Exercise requirements:
Wherever the word "this" shows up in a line, please copy that line.

**** Provided data

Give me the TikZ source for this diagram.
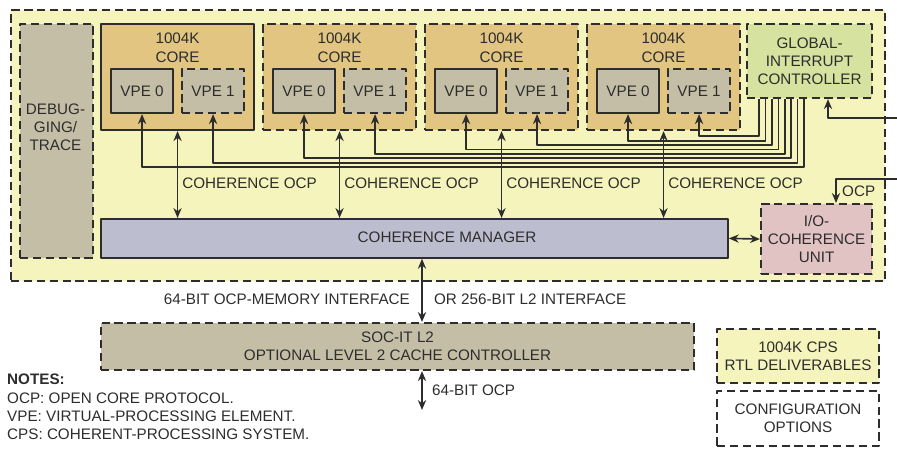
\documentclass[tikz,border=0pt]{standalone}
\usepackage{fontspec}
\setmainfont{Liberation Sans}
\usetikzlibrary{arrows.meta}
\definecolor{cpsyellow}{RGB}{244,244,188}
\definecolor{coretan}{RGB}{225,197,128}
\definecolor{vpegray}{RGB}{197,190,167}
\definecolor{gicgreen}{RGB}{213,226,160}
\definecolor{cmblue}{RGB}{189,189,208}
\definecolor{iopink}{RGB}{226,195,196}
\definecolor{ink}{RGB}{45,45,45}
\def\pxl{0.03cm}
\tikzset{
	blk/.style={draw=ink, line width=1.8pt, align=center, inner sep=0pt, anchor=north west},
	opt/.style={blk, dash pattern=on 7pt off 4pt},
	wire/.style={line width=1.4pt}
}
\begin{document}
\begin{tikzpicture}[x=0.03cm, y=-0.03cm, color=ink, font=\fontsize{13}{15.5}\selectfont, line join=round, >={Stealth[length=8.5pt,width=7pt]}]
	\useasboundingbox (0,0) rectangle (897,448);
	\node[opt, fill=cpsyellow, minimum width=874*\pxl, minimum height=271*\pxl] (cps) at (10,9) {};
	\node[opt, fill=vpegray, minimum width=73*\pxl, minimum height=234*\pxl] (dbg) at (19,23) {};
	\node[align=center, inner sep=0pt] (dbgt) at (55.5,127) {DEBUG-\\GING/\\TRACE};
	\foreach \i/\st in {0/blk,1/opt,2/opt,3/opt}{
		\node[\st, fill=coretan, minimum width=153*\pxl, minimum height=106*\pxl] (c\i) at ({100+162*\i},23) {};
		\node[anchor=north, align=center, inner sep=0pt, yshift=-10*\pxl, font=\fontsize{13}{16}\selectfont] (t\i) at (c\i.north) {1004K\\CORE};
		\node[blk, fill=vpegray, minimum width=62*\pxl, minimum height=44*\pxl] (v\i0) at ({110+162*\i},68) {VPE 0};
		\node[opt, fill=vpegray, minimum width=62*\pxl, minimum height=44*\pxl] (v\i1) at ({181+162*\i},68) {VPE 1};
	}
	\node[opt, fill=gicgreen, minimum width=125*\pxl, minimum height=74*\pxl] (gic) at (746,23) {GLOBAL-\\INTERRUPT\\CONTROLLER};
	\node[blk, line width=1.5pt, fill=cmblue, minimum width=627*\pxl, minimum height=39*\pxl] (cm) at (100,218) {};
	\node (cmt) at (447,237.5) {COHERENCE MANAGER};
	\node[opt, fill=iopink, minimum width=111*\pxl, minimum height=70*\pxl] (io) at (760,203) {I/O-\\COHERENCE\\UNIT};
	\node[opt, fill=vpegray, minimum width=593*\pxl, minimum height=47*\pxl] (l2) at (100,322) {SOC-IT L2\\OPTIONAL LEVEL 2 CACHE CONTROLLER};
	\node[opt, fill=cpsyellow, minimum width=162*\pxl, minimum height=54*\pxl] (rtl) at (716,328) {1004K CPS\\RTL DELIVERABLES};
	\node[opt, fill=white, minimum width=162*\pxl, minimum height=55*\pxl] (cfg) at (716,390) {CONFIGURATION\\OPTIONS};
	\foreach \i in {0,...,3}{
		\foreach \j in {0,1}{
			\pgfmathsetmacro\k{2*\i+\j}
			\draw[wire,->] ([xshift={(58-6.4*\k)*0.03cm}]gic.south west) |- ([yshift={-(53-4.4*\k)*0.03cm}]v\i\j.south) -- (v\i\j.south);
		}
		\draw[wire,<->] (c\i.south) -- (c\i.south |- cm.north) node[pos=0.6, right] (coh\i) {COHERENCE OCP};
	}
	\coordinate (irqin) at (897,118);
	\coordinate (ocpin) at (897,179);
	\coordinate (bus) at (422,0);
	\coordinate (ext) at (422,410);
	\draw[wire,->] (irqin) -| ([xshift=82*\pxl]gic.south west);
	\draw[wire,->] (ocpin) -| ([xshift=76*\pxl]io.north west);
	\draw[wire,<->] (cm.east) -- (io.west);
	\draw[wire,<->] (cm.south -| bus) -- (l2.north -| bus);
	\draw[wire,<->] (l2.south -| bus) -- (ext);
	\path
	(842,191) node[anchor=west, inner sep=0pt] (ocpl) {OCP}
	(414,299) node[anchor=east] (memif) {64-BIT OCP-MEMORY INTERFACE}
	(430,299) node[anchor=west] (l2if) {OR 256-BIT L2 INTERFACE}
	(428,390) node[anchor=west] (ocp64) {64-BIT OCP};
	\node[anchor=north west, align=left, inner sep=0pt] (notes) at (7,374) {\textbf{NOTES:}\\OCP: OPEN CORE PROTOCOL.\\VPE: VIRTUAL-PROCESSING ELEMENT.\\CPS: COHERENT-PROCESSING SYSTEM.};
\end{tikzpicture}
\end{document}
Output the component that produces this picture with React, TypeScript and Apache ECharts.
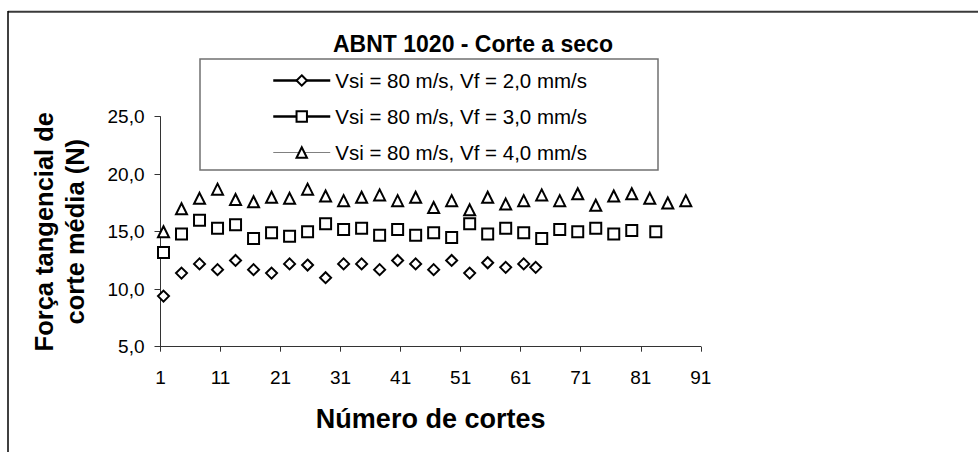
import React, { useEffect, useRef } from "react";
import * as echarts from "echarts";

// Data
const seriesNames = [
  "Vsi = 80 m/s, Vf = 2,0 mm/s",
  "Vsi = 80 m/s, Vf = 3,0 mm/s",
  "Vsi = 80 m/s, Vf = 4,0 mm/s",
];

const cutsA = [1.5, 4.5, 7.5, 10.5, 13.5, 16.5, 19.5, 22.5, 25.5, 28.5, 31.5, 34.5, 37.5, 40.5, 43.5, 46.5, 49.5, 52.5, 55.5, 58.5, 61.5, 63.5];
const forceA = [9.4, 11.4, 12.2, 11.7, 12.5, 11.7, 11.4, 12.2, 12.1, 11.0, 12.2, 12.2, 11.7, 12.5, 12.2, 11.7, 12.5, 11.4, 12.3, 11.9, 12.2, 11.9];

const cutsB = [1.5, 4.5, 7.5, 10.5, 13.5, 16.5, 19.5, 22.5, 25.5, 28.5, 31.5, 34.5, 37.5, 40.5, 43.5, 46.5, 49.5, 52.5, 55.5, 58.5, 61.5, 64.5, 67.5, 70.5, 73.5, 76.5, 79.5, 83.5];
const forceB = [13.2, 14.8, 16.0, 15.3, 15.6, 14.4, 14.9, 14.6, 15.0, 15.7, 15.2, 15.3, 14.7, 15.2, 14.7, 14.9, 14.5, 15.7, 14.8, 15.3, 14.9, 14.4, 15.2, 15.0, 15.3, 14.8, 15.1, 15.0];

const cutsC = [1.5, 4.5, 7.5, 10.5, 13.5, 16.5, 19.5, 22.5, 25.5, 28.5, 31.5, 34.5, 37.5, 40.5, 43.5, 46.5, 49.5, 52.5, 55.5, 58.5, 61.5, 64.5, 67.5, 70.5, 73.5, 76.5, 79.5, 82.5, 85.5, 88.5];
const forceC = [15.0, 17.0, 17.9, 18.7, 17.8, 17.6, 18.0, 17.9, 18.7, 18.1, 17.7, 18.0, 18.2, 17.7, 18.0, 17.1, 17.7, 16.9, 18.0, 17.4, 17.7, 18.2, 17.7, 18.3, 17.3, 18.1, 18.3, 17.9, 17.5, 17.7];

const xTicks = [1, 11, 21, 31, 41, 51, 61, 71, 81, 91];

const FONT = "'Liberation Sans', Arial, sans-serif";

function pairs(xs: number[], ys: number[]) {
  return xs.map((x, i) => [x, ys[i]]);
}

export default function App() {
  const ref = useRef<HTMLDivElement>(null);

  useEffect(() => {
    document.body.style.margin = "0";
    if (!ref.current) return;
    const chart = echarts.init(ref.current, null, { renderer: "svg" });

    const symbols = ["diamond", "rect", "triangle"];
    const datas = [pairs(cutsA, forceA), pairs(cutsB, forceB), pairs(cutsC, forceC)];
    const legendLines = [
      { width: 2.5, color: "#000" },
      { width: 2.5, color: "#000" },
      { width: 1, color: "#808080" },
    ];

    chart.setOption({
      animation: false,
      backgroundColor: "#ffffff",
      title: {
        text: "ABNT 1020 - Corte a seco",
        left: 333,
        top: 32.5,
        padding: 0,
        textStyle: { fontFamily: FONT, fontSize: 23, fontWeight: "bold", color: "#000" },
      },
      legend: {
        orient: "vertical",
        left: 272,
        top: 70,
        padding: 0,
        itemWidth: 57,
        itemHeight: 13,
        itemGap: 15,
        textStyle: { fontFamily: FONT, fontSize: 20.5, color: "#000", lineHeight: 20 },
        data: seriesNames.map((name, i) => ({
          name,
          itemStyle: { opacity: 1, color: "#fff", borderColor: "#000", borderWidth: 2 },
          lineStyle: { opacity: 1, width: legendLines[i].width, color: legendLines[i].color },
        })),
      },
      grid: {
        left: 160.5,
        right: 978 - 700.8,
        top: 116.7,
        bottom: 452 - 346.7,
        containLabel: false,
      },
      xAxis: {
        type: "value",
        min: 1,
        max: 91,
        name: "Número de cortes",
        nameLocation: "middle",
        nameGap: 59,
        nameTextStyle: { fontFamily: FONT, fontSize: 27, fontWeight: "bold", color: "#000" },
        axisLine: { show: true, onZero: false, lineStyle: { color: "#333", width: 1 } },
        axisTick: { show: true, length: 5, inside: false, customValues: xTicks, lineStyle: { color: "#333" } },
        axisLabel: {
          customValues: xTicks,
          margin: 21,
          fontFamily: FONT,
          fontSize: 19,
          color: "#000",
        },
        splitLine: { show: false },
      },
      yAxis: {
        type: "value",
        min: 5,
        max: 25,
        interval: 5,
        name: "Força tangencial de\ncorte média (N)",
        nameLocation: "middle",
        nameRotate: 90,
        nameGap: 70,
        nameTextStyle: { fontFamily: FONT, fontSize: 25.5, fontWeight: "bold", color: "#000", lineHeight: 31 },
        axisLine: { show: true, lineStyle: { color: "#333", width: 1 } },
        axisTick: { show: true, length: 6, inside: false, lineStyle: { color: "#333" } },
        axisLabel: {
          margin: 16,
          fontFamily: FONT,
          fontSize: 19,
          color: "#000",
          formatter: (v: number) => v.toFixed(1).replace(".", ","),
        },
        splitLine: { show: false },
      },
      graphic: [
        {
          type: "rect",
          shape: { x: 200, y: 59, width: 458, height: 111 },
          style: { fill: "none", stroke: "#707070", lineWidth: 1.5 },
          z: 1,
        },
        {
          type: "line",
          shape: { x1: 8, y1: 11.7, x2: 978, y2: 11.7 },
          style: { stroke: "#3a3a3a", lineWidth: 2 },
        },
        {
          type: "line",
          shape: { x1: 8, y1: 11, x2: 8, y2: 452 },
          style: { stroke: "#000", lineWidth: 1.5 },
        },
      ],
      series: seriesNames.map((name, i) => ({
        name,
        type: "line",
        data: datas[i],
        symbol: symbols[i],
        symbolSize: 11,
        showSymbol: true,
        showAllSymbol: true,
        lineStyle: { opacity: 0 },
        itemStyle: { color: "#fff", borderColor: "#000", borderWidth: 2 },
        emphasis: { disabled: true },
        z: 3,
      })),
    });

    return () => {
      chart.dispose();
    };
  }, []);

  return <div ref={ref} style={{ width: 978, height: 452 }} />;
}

********

Result:
Give me the TikZ source for this diagram.
Output the component that produces this picture with React, TypeScript and Apache ECharts.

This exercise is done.